Hey there,  My name is Stephen… or Tetsu… or both…  Honestly, I don’t care.  People screw up my name all the time anyways so I’m freaking used to it.  Anyways, I’m 22 (even though I look like I’m in my mid-thirties), a recent graduate from UC Davis, and a goddamn sexy beast.  Alright, so maybe I made that last bit up.  The rest of it is true.  Go ahead, try and prove me wrong.  I dare you.

So where were we?  That’s right, my favorite topic: Me.  I like many things such as (but not limited to) nerdy stuff like comics and Doctor Who and other stuff you’ve heard people talk about but were too cool actually care about, music (both the listening to and creating of), sports (everything except for hockey because, hey, if I wanted to see a bunch of alcoholics beat the crap out of each other for no good reason, I’d rather just pay a couple of hobos to fight to the death), and food (both eating and making, but mostly eating because I’m fat).  I don’t dislike many things but things that really curl my crepe include  douchey dudes who take advantage of really drunk (and/or otherwise incapacitated) chicks at bars/parties/company functions/bridal showers/Little Timmy’s Bar Mitzvah, angry drunks, humid heat (which, since I’m moving to Japan, is going to be an issue), wine, things that give me heartburn, and people from Seattle (unless you’re reading this blog, in which case, you are the freaking best).

I guess the responsible thing to do would be to elaborate upon some of these things but I’m a recent college grad so screw responsibility.  Well, kinda… Not really… I was one of those college students.  Since I plan on focusing on stuff that I like (primarily food and sports and pop culture-y sorta things), there will be posts introducing my views on those things in the days to come (I obviously have a lot of time on my hands at the present moment).  Hell, maybe if I have the time, I’ll explain why I hate what I hate as much as I do, although most of those things are tied to things that I like.

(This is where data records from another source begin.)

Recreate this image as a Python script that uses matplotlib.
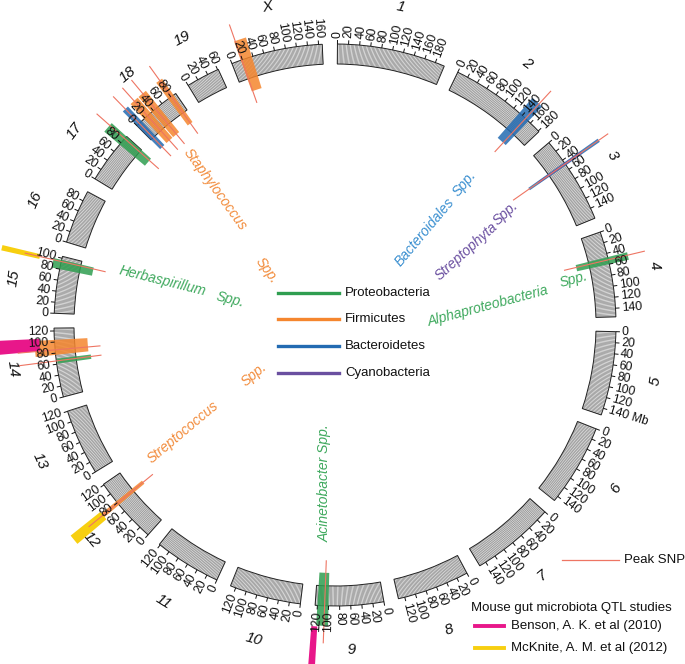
import numpy as np
import matplotlib
matplotlib.use("Agg")
import matplotlib.pyplot as plt
from matplotlib.lines import Line2D

plt.rcParams['font.family'] = ['Liberation Sans', 'DejaVu Sans']

# ---------------- data ----------------
CHROMS = ['1', '2', '3', '4', '5', '6', '7', '8', '9', '10',
          '11', '12', '13', '14', '15', '16', '17', '18', '19', 'X']
CHROM_LEN = [197.2, 181.7, 159.6, 155.6, 152.5, 149.5, 152.5, 131.7, 124.1, 130.0,
             121.8, 121.3, 120.3, 125.2, 103.5, 98.3, 95.3, 90.8, 61.3, 166.7]
TICK_STEP = 20
UNIT_CHROM = '5'
UNIT_LABEL = 'Mb'

PHYLA = ['Proteobacteria', 'Firmicutes', 'Bacteroidetes', 'Cyanobacteria']

# QTL intervals (Mb) coloured by phylum
QTL_CHROM = ['2', '3', '3', '4', '9', '12', '14', '14', '15', '17', '18', '18', '18', '18', 'X']
QTL_START = [133, 45, 46, 47, 100, 75, 77, 61, 80, 76, 0, 18, 36, 74, 17]
QTL_END = [155, 51, 50, 60, 120, 83, 104, 70, 97, 95, 12, 34, 52, 86, 38]
QTL_PHYLUM = ['Bacteroidetes', 'Bacteroidetes', 'Cyanobacteria', 'Proteobacteria',
              'Proteobacteria', 'Firmicutes', 'Firmicutes', 'Proteobacteria',
              'Proteobacteria', 'Proteobacteria', 'Bacteroidetes', 'Firmicutes',
              'Firmicutes', 'Firmicutes', 'Firmicutes']
QTL_TRACK = ['std', 'long', 'std', 'std', 'std', 'std', 'std', 'short', 'mid', 'std',
             'std', 'std', 'std', 'std', 'std']

# peak SNPs (Mb)
PEAK_CHROM = ['2', '3', '4', '9', '12', '14', '14', '15', '17', '18', '18', '18', '18', 'X']
PEAK_POS = [148, 48, 52, 107, 79, 66, 86, 94, 90, 6, 26, 45, 81, 19]
PEAK_TRACK = ['std', 'long', 'std', 'std', 'std', 'std', 'std', 'std', 'std', 'std',
              'std', 'std', 'std', 'std']

# previous mouse gut microbiota QTL studies
STUDY_NAMES = ['Benson, A. K. et al (2010)', 'McKnite, A. M. et al (2012)']
STUDY_CHROM = ['9', '14', '12', '15']
STUDY_START = [118, 86, 70, 90]
STUDY_END = [128, 107, 86, 98]
STUDY_ID = [0, 0, 1, 1]

# taxa associated with the QTLs
TAXA = ['Bacteroidales', 'Streptophyta', 'Alphaproteobacteria', 'Acinetobacter',
        'Streptococcus', 'Herbaspirillum', 'Staphylococcus']
TAXA_PHYLUM = ['Bacteroidetes', 'Cyanobacteria', 'Proteobacteria', 'Proteobacteria',
               'Firmicutes', 'Proteobacteria', 'Firmicutes']
SPP = 'Spp.'

# ---------------- style / layout ----------------
PHYLUM_COLOR = {'Proteobacteria': '#2f9e50', 'Firmicutes': '#f5862e',
                'Bacteroidetes': '#236bb2', 'Cyanobacteria': '#6a4fa0'}
TAXA_TEXT_COLOR = {'Proteobacteria': '#3fa95e', 'Firmicutes': '#f28c3c',
                   'Bacteroidetes': '#3a8fd0', 'Cyanobacteria': '#6a4fa0'}
STUDY_COLOR = ['#e8178a', '#f7cf10']
PEAK_COLOR = '#ee7563'

W, H = 685, 664
CX, CY, RMAX = 335, 325, 350
R_IN, R_OUT = 261, 281
TRACKS = {'std': (248, 301), 'long': (237, 322), 'short': (246, 280), 'mid': (248, 289)}
PEAK_TRACKS = {'std': (236, 318), 'long': (218, 333)}
STUDY_TRACKS = {('9', 0): (302, 352), ('14', 0): (296, 352), ('12', 1): (300, 338), ('15', 1): (303, 342)}
K = 0.1135      # degrees per Mb
GAP = 3.02      # degrees between chromosomes
START0 = 0.5
TEXTURE_STEP = 2.4  # Mb between drawn ideogram band lines (visual texture only)

# (theta, r, rotation, spp_theta, spp_r) for taxa labels
TAXA_LAYOUT = [(44.1, 129, 50, 42.5, 192),
               (60.7, 151, 42, 56.8, 204),
               (82.9, 154, 15, 79.3, 243),
               (183.6, 158, 90, None, None),
               (234.9, 186, 40, 238.3, 95),
               (284.3, 178, -14, 283.4, 108),
               (318.6, 181, -54, 308.6, 88)]

starts = {}
s = START0
for c, L in zip(CHROMS, CHROM_LEN):
    starts[c] = s
    s += L * K + GAP
lens = dict(zip(CHROMS, CHROM_LEN))


def th(c, pos):
    return starts[c] + pos * K


def rad(d):
    return np.deg2rad(d)


fig = plt.figure(figsize=(W / 100, H / 100), dpi=100)
ax = fig.add_axes([(CX - RMAX) / W, (H - CY - RMAX) / H, 2 * RMAX / W, 2 * RMAX / H],
                  projection='polar')
ax.set_theta_zero_location('N')
ax.set_theta_direction(-1)
ax.set_ylim(0, RMAX)
ax.set_axis_off()

# ideograms
for c in CHROMS:
    L = lens[c]
    ax.bar(rad(th(c, L / 2)), R_OUT - R_IN, width=rad(L * K), bottom=R_IN,
           color='#e4e4e4', edgecolor='none', zorder=1)
    marks = np.arange(0.9, L, TEXTURE_STEP)
    ax.vlines(rad(th(c, marks)), R_IN, R_OUT, colors='#5c5c5c', lw=0.3, zorder=1.5)
    ax.bar(rad(th(c, L / 2)), R_OUT - R_IN, width=rad(L * K), bottom=R_IN,
           color='none', edgecolor='#222222', lw=0.7, zorder=2)

# QTL bars
for c, a, b, p, t in zip(QTL_CHROM, QTL_START, QTL_END, QTL_PHYLUM, QTL_TRACK):
    r0, r1 = TRACKS[t]
    ax.bar(rad(th(c, (a + b) / 2)), r1 - r0, width=rad((b - a) * K), bottom=r0,
           color=PHYLUM_COLOR[p], alpha=0.85, edgecolor='none', zorder=3)

# peak SNP lines
for c, p, t in zip(PEAK_CHROM, PEAK_POS, PEAK_TRACK):
    r0, r1 = PEAK_TRACKS[t]
    ax.plot([rad(th(c, p))] * 2, [r0, r1], color=PEAK_COLOR, lw=0.8, zorder=4)

# previous studies
for c, a, b, i in zip(STUDY_CHROM, STUDY_START, STUDY_END, STUDY_ID):
    r0, r1 = STUDY_TRACKS[(c, i)]
    ax.bar(rad(th(c, (a + b) / 2)), r1 - r0, width=rad((b - a) * K), bottom=r0,
           color=STUDY_COLOR[i], edgecolor='none', zorder=3.5, clip_on=False)

# ticks and labels
for c in CHROMS:
    L = lens[c]
    ticks = np.arange(0, L + 0.01, TICK_STEP)
    ax.vlines(rad(th(c, ticks)), R_OUT, R_OUT + 4, colors='#111111', lw=0.7, zorder=5)
    for i, p in enumerate(ticks):
        d = th(c, p) % 360
        lab = str(int(p))
        if c == UNIT_CHROM and i == len(ticks) - 1:
            lab += ' ' + UNIT_LABEL
        if d < 180:
            rot, ha = 90 - d, 'left'
        else:
            rot, ha = 270 - d, 'right'
        ax.text(rad(d), R_OUT + 6, lab, rotation=rot, rotation_mode='anchor',
                ha=ha, va='center', fontsize=8.7, color='#111111', zorder=6)
    dm = th(c, L / 2) % 360
    rot = -dm if (dm < 90 or dm >= 270) else 180 - dm
    ax.text(rad(dm), 325, c, rotation=rot, rotation_mode='anchor', ha='center',
            va='center', fontsize=11, style='italic', color='#111111')

# taxa labels
for name, p, (t, r, rot, ts, rs) in zip(TAXA, TAXA_PHYLUM, TAXA_LAYOUT):
    col = TAXA_TEXT_COLOR[p]
    if ts is None:
        ax.text(rad(t), r, name + ' ' + SPP, rotation=rot, rotation_mode='anchor',
                ha='center', va='center', fontsize=10, style='italic', color=col)
    else:
        ax.text(rad(t), r, name, rotation=rot, rotation_mode='anchor',
                ha='center', va='center', fontsize=10, style='italic', color=col)
        ax.text(rad(ts), rs, SPP, rotation=rot, rotation_mode='anchor',
                ha='center', va='center', fontsize=10, style='italic', color=col)


def fx(x):
    return x / W


def fy(y):
    return 1 - y / H


# centre legend
for k, (p, y) in enumerate(zip(PHYLA, [293, 319, 346, 373])):
    fig.add_artist(Line2D([fx(278), fx(339)], [fy(y), fy(y)], color=PHYLUM_COLOR[p], lw=2.4))
    fig.text(fx(345), fy(y), p, ha='left', va='center', fontsize=9.5, color='#111111')

# bottom right legend
fig.add_artist(Line2D([fx(562), fx(619)], [fy(560), fy(560)], color=PEAK_COLOR, lw=0.9))
fig.text(fx(624), fy(560), 'Peak SNP', ha='left', va='center', fontsize=9.5, color='#111111')
fig.text(fx(471), fy(608), 'Mouse gut microbiota QTL studies', ha='left', va='center',
         fontsize=9.5, color='#111111')
for i, y in enumerate([626, 648]):
    fig.add_artist(Line2D([fx(475), fx(504)], [fy(y), fy(y)], color=STUDY_COLOR[i], lw=2.8))
    fig.text(fx(511), fy(y), STUDY_NAMES[i], ha='left', va='center', fontsize=9.5,
             color='#111111')

fig.savefig('out.png', dpi=100)
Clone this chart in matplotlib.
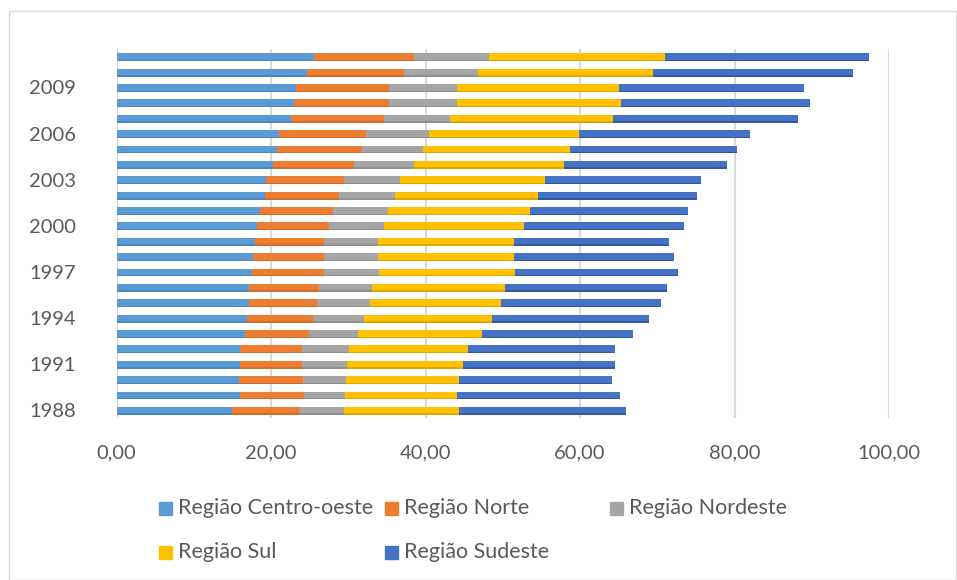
import matplotlib.pyplot as plt
from matplotlib.patches import Rectangle
import numpy as np

plt.rcParams['font.family'] = ['Lato', 'DejaVu Sans']

# dados (1988 a 2011)
anos = list(range(1988, 2012))
centro_oeste = [14.9, 16.0, 15.9, 16.0, 16.0, 16.6, 16.9, 17.1, 17.2, 17.6, 17.7, 17.9,
                18.2, 18.6, 19.2, 19.4, 20.2, 20.8, 21.0, 22.6, 23.0, 23.3, 24.6, 25.6]
norte = [8.7, 8.3, 8.2, 8.0, 8.0, 8.3, 8.6, 8.9, 9.0, 9.3, 9.2, 9.0,
         9.3, 9.4, 9.6, 10.0, 10.6, 11.0, 11.3, 12.0, 12.3, 12.0, 12.6, 12.9]
nordeste = [5.8, 5.3, 5.6, 5.8, 6.1, 6.3, 6.5, 6.8, 6.9, 7.1, 7.0, 6.9,
            7.1, 7.1, 7.2, 7.3, 7.7, 7.9, 8.2, 8.6, 8.8, 8.8, 9.6, 9.7]
sul = [15.0, 14.5, 14.6, 15.0, 15.4, 16.1, 16.6, 17.0, 17.2, 17.6, 17.6, 17.6,
       18.2, 18.4, 18.6, 18.8, 19.4, 19.0, 19.4, 21.1, 21.2, 20.9, 22.7, 22.8]
sudeste = [21.5, 21.1, 19.8, 19.7, 19.0, 19.5, 20.3, 20.7, 20.9, 21.1, 20.7, 20.1,
           20.7, 20.5, 20.6, 20.2, 21.1, 21.6, 22.1, 23.9, 24.5, 24.0, 25.9, 26.4]

series = [centro_oeste, norte, nordeste, sul, sudeste]
nomes = ['Região Centro-oeste', 'Região Norte', 'Região Nordeste', 'Região Sul', 'Região Sudeste']
cores = ['#5B9BD5', '#ED7D31', '#A5A5A5', '#FFC000', '#4472C4']
sombras = ['#4F86BA', '#CF6D2B', '#909090', '#DFA800', '#34599A']

fig = plt.figure(figsize=(9.57, 5.8), dpi=100)
W, H = 957, 580
ax = fig.add_axes([116.5 / W, 1 - 418 / H, (889 - 116.5) / W, (418 - 49) / H])

# moldura do gráfico
fig.add_artist(Rectangle((9 / W, 0), 1 - 10 / W, 1 - 11 / H, transform=fig.transFigure,
                         fill=False, edgecolor='#D9D9D9', linewidth=1))

y = np.arange(len(anos))
esquerda = np.zeros(len(anos))
for vals, nome, cor, sombra in zip(series, nomes, cores, sombras):
    # leve sombra em baixo, como no Excel
    ax.barh(y - 0.05, vals, left=esquerda, height=0.48, color=sombra, zorder=2)
    ax.barh(y + 0.01, vals, left=esquerda, height=0.42, color=cor, label=nome, zorder=3)
    esquerda += np.array(vals)

ax.set_xlim(0, 100)
ax.set_ylim(-0.5, len(anos) - 0.5)
ax.set_xticks(range(0, 101, 20))
ax.set_xticklabels(['{:.2f}'.format(v).replace('.', ',') for v in range(0, 101, 20)])
ax.set_yticks([i for i, a in enumerate(anos) if (a - 1988) % 3 == 0])
ax.set_yticklabels([str(a) for a in anos if (a - 1988) % 3 == 0])
ax.tick_params(axis='both', length=0, labelsize=14.5, labelcolor='#595959')
ax.tick_params(axis='x', pad=19)
ax.tick_params(axis='y', pad=29)
ax.grid(axis='x', color='#D9D9D9', linewidth=1.5, zorder=0)
ax.set_axisbelow(True)
for s in ax.spines.values():
    s.set_visible(False)

# legenda montada à mão (3 colunas, 2 linhas)
pos = [(159, 508), (385, 508), (610, 508), (159, 552), (385, 552)]
for (px, py), nome, cor in zip(pos, nomes, cores):
    fig.add_artist(Rectangle((px / W, 1 - (py + 6.5) / H), 13 / W, 13 / H,
                             transform=fig.transFigure, color=cor))
    fig.text((px + 19) / W, 1 - py / H, nome, fontsize=15.5, color='#595959',
             va='center', ha='left')

fig.savefig('out.png', dpi=100)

Anyways, I suppose the big question revolving around this blog/thing is a simple one: Why?

My answer isn’t nearly so easy to get across.  When I was younger, I used to write… a lot… Probably too much, come to think of it.  Be it melodramatic love poems (some which I’ve somehow managed to keep and could possibly come to share somewhere down the road), ridiculously insipid musings on stuff going on in my life (did not keep those, thank god), posts upon posts of writing for text-based RPGs (don’t knock it til you try it/I was really lonely at the time), and works of fiction that I mostly would start and never finish (still have most of those).  Then, sometime in college, I just stopped writing.  It’s been a few years now and that decision still nags at me like the ache of a bad dream.  Which brings us to this point.  (There’s definitely a lot more to this story than that but it’s five in the morning and I need my sleep so that’ll be a story for another day.)  I dunno what I’ll wind up writing but lord knows I’m going to try to write as much as I can.

So stick around and be patient.  I’ll try to make sure that patience is dutifully rewarded.

Thanks for your read-timing.



Pictured: I was obviously dropped on my head as a child.